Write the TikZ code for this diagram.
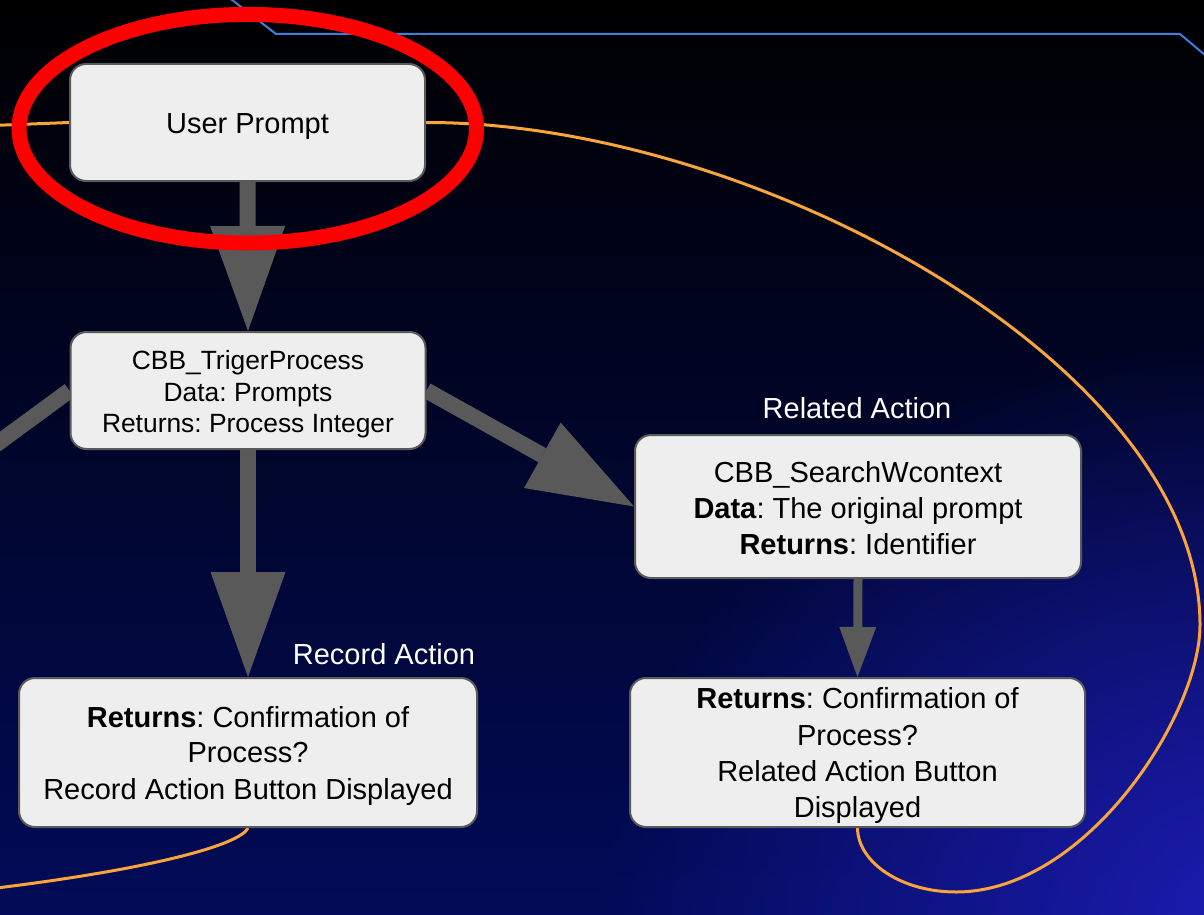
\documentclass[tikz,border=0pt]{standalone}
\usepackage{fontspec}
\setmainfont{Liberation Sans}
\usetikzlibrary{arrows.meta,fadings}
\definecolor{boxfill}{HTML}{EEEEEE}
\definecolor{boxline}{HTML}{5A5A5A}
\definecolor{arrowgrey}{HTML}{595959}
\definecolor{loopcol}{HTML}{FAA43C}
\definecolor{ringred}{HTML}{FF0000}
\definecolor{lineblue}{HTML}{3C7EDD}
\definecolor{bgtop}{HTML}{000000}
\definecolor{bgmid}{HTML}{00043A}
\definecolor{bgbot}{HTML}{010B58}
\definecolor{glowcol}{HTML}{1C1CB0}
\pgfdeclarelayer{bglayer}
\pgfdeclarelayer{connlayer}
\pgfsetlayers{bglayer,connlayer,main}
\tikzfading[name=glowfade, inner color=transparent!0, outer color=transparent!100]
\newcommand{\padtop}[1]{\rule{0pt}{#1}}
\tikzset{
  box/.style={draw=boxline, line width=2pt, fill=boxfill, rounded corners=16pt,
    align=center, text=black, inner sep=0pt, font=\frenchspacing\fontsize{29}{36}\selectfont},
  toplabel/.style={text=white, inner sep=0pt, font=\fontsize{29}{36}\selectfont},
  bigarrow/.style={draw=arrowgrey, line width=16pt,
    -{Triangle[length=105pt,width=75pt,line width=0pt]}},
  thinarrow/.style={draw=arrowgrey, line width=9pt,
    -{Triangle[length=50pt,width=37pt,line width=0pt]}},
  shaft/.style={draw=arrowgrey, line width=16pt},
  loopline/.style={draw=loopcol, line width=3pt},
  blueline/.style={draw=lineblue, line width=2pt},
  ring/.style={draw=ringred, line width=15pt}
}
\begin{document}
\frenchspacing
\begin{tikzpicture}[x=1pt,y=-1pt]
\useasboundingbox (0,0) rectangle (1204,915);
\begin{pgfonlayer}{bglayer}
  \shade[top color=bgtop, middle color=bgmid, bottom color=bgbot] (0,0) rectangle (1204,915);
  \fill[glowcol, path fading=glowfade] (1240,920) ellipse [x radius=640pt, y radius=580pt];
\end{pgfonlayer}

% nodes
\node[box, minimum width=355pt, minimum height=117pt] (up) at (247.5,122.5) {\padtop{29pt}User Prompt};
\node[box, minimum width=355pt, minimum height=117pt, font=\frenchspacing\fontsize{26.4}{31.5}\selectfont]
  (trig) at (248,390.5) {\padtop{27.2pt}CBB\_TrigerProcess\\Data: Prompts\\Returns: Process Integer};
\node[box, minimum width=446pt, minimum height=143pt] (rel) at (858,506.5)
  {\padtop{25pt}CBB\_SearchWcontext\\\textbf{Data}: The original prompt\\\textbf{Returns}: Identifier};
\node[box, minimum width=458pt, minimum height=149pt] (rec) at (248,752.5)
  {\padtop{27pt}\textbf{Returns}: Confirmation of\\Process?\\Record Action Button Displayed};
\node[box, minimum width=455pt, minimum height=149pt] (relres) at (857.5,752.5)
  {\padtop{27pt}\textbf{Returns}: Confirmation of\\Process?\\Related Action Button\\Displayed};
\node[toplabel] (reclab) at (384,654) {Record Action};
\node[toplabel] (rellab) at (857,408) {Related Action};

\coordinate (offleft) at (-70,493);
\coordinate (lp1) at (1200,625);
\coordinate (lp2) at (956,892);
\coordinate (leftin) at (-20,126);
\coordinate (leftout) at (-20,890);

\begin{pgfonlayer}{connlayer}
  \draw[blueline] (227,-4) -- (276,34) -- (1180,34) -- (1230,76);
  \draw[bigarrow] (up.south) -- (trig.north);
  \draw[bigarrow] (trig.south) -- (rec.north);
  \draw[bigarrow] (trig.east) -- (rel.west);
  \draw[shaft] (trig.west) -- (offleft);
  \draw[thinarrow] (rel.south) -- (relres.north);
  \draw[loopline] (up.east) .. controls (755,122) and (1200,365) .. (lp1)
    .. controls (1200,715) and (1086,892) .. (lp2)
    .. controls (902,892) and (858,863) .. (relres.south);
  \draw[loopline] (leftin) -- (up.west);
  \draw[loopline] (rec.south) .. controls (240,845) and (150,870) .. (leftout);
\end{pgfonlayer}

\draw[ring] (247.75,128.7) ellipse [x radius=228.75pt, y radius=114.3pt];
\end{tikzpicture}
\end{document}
══════
**To be done**
Leave the pictures out and output the rest of the listing exactly.

**Solved problem**
Write the TikZ code for this diagram.
\documentclass[tikz,border=0pt]{standalone}
\usepackage{fontspec}
\setmainfont{Liberation Sans}
\usetikzlibrary{arrows.meta,fadings}
\definecolor{boxfill}{HTML}{EEEEEE}
\definecolor{boxline}{HTML}{5A5A5A}
\definecolor{arrowgrey}{HTML}{595959}
\definecolor{loopcol}{HTML}{FAA43C}
\definecolor{ringred}{HTML}{FF0000}
\definecolor{lineblue}{HTML}{3C7EDD}
\definecolor{bgtop}{HTML}{000000}
\definecolor{bgmid}{HTML}{00043A}
\definecolor{bgbot}{HTML}{010B58}
\definecolor{glowcol}{HTML}{1C1CB0}
\pgfdeclarelayer{bglayer}
\pgfdeclarelayer{connlayer}
\pgfsetlayers{bglayer,connlayer,main}
\tikzfading[name=glowfade, inner color=transparent!0, outer color=transparent!100]
\newcommand{\padtop}[1]{\rule{0pt}{#1}}
\tikzset{
  box/.style={draw=boxline, line width=2pt, fill=boxfill, rounded corners=16pt,
    align=center, text=black, inner sep=0pt, font=\frenchspacing\fontsize{29}{36}\selectfont},
  toplabel/.style={text=white, inner sep=0pt, font=\fontsize{29}{36}\selectfont},
  bigarrow/.style={draw=arrowgrey, line width=16pt,
    -{Triangle[length=105pt,width=75pt,line width=0pt]}},
  thinarrow/.style={draw=arrowgrey, line width=9pt,
    -{Triangle[length=50pt,width=37pt,line width=0pt]}},
  shaft/.style={draw=arrowgrey, line width=16pt},
  loopline/.style={draw=loopcol, line width=3pt},
  blueline/.style={draw=lineblue, line width=2pt},
  ring/.style={draw=ringred, line width=15pt}
}
\begin{document}
\frenchspacing
\begin{tikzpicture}[x=1pt,y=-1pt]
\useasboundingbox (0,0) rectangle (1204,915);
\begin{pgfonlayer}{bglayer}
  \shade[top color=bgtop, middle color=bgmid, bottom color=bgbot] (0,0) rectangle (1204,915);
  \fill[glowcol, path fading=glowfade] (1240,920) ellipse [x radius=640pt, y radius=580pt];
\end{pgfonlayer}

% nodes
\node[box, minimum width=355pt, minimum height=117pt] (up) at (247.5,122.5) {\padtop{29pt}User Prompt};
\node[box, minimum width=355pt, minimum height=117pt, font=\frenchspacing\fontsize{26.4}{31.5}\selectfont]
  (trig) at (248,390.5) {\padtop{27.2pt}CBB\_TrigerProcess\\Data: Prompts\\Returns: Process Integer};
\node[box, minimum width=446pt, minimum height=143pt] (rel) at (858,506.5)
  {\padtop{25pt}CBB\_SearchWcontext\\\textbf{Data}: The original prompt\\\textbf{Returns}: Identifier};
\node[box, minimum width=458pt, minimum height=149pt] (rec) at (248,752.5)
  {\padtop{27pt}\textbf{Returns}: Confirmation of\\Process?\\Record Action Button Displayed};
\node[box, minimum width=455pt, minimum height=149pt] (relres) at (857.5,752.5)
  {\padtop{27pt}\textbf{Returns}: Confirmation of\\Process?\\Related Action Button\\Displayed};
\node[toplabel] (reclab) at (384,654) {Record Action};
\node[toplabel] (rellab) at (857,408) {Related Action};

\coordinate (offleft) at (-70,493);
\coordinate (lp1) at (1200,625);
\coordinate (lp2) at (956,892);
\coordinate (leftin) at (-20,126);
\coordinate (leftout) at (-20,890);

\begin{pgfonlayer}{connlayer}
  \draw[blueline] (227,-4) -- (276,34) -- (1180,34) -- (1230,76);
  \draw[bigarrow] (up.south) -- (trig.north);
  \draw[bigarrow] (trig.south) -- (rec.north);
  \draw[bigarrow] (trig.east) -- (rel.west);
  \draw[shaft] (trig.west) -- (offleft);
  \draw[thinarrow] (rel.south) -- (relres.north);
  \draw[loopline] (up.east) .. controls (755,122) and (1200,365) .. (lp1)
    .. controls (1200,715) and (1086,892) .. (lp2)
    .. controls (902,892) and (858,863) .. (relres.south);
  \draw[loopline] (leftin) -- (up.west);
  \draw[loopline] (rec.south) .. controls (240,845) and (150,870) .. (leftout);
\end{pgfonlayer}

\draw[ring] (247.75,128.7) ellipse [x radius=228.75pt, y radius=114.3pt];
\end{tikzpicture}
\end{document}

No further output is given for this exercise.